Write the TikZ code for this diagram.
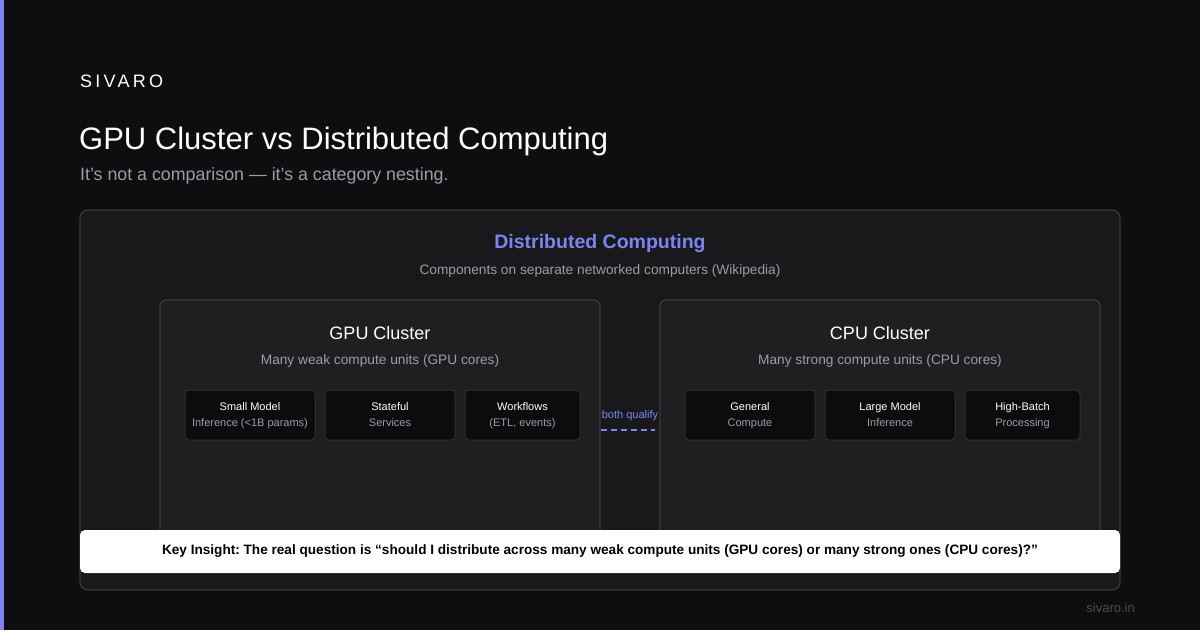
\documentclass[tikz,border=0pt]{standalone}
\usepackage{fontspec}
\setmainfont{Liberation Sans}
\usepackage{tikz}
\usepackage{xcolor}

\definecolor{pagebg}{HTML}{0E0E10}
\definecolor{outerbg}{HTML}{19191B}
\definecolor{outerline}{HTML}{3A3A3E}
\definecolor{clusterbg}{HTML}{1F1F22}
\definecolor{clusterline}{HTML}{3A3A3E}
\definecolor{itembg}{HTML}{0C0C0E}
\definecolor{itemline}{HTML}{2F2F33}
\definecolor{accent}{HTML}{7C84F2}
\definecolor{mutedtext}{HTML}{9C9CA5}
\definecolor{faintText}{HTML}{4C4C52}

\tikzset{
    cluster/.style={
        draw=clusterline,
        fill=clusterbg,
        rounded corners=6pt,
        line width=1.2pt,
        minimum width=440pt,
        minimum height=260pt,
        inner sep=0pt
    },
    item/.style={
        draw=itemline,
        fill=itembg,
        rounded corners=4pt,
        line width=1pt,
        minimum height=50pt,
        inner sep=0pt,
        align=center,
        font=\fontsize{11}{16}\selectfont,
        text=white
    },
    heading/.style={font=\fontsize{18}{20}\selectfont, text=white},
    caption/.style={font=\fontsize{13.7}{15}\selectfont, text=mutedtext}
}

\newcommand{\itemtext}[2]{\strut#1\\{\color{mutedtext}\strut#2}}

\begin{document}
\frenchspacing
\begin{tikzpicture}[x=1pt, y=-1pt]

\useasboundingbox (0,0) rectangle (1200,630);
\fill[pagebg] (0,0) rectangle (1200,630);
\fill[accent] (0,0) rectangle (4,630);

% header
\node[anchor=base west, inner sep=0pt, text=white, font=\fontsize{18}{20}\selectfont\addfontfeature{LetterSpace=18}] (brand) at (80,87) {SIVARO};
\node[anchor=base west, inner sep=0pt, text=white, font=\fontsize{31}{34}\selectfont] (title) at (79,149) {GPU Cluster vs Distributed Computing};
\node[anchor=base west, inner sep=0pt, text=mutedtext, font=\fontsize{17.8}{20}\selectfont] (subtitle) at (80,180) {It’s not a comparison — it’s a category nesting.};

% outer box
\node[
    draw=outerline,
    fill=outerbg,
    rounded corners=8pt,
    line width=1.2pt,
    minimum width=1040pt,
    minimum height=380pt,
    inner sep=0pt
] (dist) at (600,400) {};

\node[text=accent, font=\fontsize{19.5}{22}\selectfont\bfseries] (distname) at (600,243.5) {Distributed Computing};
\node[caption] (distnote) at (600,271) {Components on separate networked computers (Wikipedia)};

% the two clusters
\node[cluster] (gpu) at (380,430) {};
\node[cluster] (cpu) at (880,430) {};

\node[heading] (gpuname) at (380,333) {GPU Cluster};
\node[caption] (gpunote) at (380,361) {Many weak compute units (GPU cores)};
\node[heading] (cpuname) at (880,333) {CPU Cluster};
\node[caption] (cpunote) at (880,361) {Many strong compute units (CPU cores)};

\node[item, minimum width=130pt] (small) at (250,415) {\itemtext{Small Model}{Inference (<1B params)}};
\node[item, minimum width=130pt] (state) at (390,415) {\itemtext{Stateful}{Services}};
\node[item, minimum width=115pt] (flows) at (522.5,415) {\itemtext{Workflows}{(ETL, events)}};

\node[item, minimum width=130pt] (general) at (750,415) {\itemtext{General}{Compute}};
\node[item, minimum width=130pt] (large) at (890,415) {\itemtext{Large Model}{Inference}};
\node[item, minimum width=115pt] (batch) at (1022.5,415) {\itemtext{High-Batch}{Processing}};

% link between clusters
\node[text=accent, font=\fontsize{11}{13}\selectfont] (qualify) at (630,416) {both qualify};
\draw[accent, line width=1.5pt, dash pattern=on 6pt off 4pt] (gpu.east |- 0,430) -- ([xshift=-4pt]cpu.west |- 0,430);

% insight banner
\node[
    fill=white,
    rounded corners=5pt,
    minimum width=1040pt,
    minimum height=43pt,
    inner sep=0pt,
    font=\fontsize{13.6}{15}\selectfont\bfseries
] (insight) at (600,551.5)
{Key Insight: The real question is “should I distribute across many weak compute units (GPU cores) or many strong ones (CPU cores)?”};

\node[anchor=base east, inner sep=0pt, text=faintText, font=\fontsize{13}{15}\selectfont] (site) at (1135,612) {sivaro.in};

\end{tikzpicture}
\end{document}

^^^^^^^^

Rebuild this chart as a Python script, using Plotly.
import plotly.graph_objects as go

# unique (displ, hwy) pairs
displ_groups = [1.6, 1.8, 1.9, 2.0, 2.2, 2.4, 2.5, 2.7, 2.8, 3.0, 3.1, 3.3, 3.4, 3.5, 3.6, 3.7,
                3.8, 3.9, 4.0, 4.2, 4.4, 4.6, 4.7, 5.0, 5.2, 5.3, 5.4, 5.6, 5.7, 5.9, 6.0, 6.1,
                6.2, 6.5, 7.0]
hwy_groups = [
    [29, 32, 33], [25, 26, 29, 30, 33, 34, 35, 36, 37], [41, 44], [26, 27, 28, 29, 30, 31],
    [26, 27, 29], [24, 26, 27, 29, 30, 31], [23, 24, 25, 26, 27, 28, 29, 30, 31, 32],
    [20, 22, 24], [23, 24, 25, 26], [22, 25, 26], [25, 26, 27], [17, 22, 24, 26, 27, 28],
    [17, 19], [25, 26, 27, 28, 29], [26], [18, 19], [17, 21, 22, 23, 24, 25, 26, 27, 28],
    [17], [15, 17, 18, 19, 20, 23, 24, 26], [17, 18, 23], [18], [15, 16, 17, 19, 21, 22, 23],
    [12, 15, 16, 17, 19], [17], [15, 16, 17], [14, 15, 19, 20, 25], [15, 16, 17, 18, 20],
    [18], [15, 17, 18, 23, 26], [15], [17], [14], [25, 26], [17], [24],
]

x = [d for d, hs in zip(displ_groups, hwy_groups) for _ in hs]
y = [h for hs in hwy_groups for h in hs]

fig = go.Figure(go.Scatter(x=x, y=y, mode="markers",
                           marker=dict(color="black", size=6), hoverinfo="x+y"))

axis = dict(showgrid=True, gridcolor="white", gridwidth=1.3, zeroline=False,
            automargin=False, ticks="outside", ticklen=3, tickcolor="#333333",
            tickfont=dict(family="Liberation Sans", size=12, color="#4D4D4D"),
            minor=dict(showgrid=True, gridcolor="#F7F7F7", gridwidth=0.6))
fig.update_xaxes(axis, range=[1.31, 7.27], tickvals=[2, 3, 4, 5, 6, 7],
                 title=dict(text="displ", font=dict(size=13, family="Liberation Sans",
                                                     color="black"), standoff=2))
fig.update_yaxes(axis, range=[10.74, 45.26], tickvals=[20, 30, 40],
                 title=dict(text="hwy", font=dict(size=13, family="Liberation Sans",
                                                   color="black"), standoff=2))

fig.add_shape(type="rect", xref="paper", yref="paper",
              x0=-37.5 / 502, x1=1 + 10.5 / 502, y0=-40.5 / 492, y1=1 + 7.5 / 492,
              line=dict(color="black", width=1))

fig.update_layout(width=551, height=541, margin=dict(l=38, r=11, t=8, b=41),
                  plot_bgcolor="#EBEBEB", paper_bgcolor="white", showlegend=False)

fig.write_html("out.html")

^^^^^^^^

CHALLENGE ▸
From the records above, pick out and copy each line holding the word "this".

EXERCISE RESULT ▸
Write the TikZ code for this diagram.
Rebuild this chart as a Python script, using Plotly.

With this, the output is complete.